Face red and arms gesturing, LaRussa said it was unfair to compare this season's start to last year's second-half woes.
"For everybody listening out there, do you think I'm being unreasonable? It's the first week of the season," La Russa said. "I don't understand this." [News Tribune]
• Scary Rockies Fan Alert. [Fork Party]
• The pride of Villanova, Scottie Reynolds, "completely snapped" during an NBA Developmental League game between the Rio Grande Valley Vipers and Springfield Armor. In related news, Reynolds went "absolutely bonkers" during the brawl. [Outside the Box]
• In NBA playoff-seeding news, the Golden State Warriors clinched the top seed in the Western Conference with a 95-87 win over the Lakers. Not for themselves; for the San Antonio Spurs, who beat Sacramento by 32. [Express-News]

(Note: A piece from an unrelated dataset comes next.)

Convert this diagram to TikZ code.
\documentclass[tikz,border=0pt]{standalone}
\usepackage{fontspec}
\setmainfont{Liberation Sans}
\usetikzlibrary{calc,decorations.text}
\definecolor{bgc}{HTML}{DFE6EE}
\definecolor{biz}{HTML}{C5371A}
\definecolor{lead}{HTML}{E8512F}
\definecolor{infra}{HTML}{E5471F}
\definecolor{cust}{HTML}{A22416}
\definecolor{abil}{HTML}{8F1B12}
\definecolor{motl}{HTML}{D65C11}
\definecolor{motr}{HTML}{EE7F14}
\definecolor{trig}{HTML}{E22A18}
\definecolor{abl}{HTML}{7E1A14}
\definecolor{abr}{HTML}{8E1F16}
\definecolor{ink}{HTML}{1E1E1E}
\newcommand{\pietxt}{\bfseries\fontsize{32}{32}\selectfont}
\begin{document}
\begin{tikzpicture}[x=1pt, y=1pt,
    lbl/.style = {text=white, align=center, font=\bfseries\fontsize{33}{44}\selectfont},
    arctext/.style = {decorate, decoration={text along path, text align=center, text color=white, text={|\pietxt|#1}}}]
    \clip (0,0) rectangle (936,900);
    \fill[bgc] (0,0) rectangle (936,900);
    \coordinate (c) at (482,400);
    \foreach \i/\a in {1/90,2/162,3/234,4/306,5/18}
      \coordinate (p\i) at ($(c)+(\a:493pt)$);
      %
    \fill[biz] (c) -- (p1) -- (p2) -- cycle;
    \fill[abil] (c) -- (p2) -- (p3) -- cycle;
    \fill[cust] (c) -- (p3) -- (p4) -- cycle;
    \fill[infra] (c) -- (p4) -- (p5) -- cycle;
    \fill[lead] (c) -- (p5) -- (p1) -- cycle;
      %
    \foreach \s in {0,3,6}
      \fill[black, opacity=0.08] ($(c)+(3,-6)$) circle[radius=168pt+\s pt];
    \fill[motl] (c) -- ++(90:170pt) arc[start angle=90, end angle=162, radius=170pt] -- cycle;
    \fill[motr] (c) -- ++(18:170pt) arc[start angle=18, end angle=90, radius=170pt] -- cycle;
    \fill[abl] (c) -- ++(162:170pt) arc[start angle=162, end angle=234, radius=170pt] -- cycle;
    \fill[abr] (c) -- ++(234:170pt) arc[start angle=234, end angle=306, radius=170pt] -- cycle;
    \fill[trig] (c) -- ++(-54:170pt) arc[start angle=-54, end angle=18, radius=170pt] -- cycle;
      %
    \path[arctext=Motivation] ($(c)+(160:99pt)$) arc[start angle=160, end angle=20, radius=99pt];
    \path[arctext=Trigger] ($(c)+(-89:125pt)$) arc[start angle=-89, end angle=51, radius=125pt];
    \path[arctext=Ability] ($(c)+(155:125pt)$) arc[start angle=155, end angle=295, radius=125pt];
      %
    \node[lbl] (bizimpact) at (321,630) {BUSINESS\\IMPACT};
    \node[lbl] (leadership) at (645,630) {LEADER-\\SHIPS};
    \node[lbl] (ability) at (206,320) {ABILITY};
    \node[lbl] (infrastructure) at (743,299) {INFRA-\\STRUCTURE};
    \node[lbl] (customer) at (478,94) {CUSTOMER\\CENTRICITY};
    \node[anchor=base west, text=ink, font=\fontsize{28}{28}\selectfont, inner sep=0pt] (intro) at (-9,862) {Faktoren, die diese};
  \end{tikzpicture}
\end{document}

• By losing to Milwaukee, the Miami Heat fell to third in the Eastern Conference. By beating the Wizards by 24, the Indiana Pacers clinched the final Eastern playoff spot. And by beating the Sixers with a notable 31 points from Carmelo Anthony, the Knicks moved into the sixth seed held by Philadelphia before the game started. [Miami Herald/Indianapolis Star/New York Daily News]
• Did a Chicago Bulls fan spit on Grant Hill after Tuesday night's Bulls/Suns game? Grant Hill says so. [Chicago Breaking Sports]

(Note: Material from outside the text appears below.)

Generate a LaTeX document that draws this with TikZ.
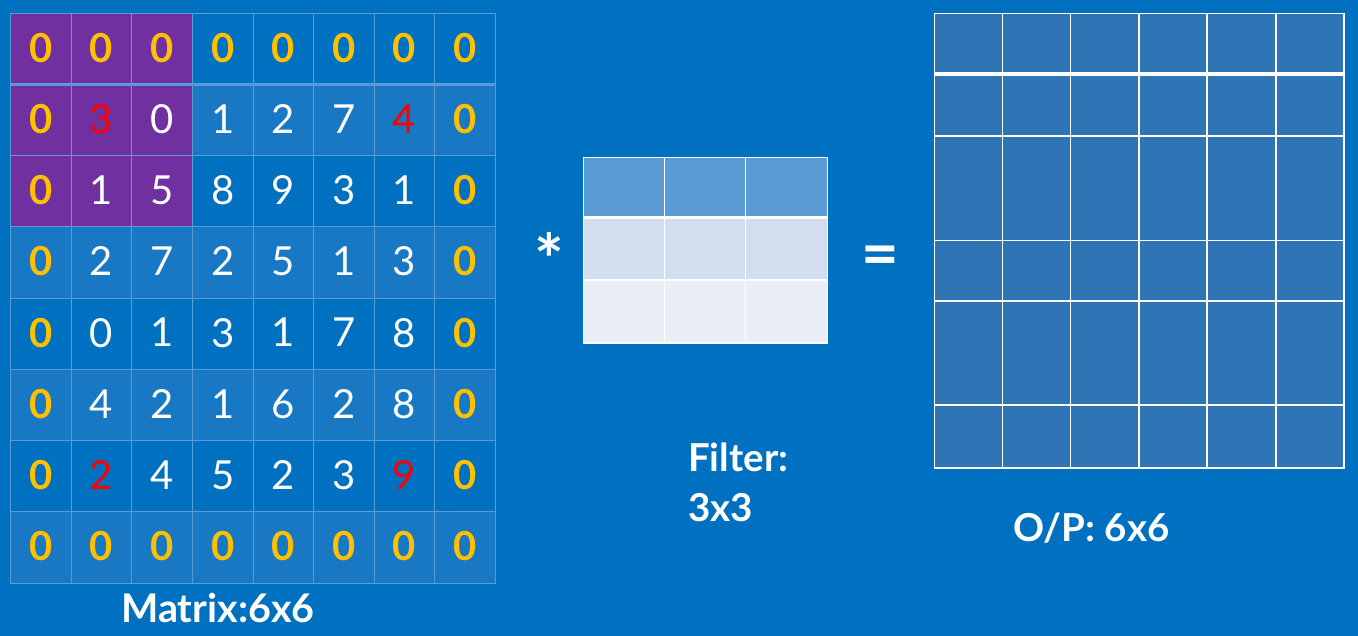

• The Man explained his side of the whole March 30 seizing-Iverson's-Lambo-Murcielago story from Atlanta.
"Take the vehicle, I have 10 more," [Iverson] reportedly told Durham. "Police don't have anything else [expletive] to do except [expletive] with me. ... Do you know who I am?"

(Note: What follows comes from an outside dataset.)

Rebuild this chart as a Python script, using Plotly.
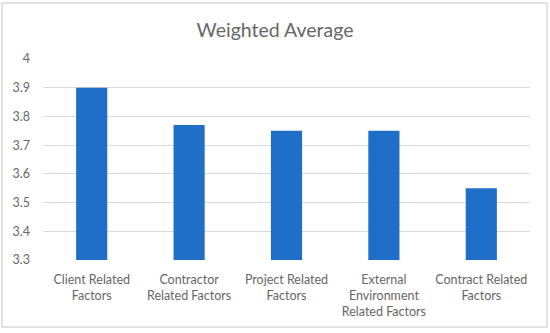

For the next 20 minutes, according to the officer, Iverson "went on and on" about who he was.
"I stated to Mr. Iverson, it really doesn't matter who you are," Durham wrote. "You tried to conceal your vehicle with a fake drive-out tag due to you not paying for your tags." [Atlanta Journal Constitution]
• And The Man declared that boxer Roy Jones Jr. owes him $3.5 million in back taxes. [Detroit News]
• NC State AD Debbie Yow was all like, Maryland head basketball coach Gary Williams tried to sabotage my search for a new head coach. So Williams was all, "I haven't talked to anyone - coach or athletic director - connected to the NC State search." Meow. [Baltimore Sun]
• The San Francisco 49ers are looking to pimp out naming rights for a stadium that exists only in the organization's collective imagination. [San Francisco Chronicle]
• So, yeah, "global icon" Donald Trump will drive the 2011 Chevrolet Camaro Convertible Pace Car at the 100th Anniversary Indianapolis 500 on May 29. America. [Indianapolis Motor Speedway]
• Brazilian soccer star Neymar scored for Santos in its match against Colo-Colo. Then, he put a mask of himself on in celebration, upside down. That earned him an ejection as it was his second yellow card of the match. [Sport Post]
• In UEFA Champions League play, Barcelona drubbed Shakhtar Donetsk 5-1, just like new octopus oracle Pavluk the Ukranian had predicted it would [Goal]. Manchester United won 1-0 at Chelsea on a Wayne Rooney goal in the 24th minute [Guardian]. Second-leg matches are next Tuesday and Wednesday after which the tourney will be down to its Final Four which, if the round of eight ended to day, would be Real Madrid vs. Barcelona and Manchester United vs. Schalke 04.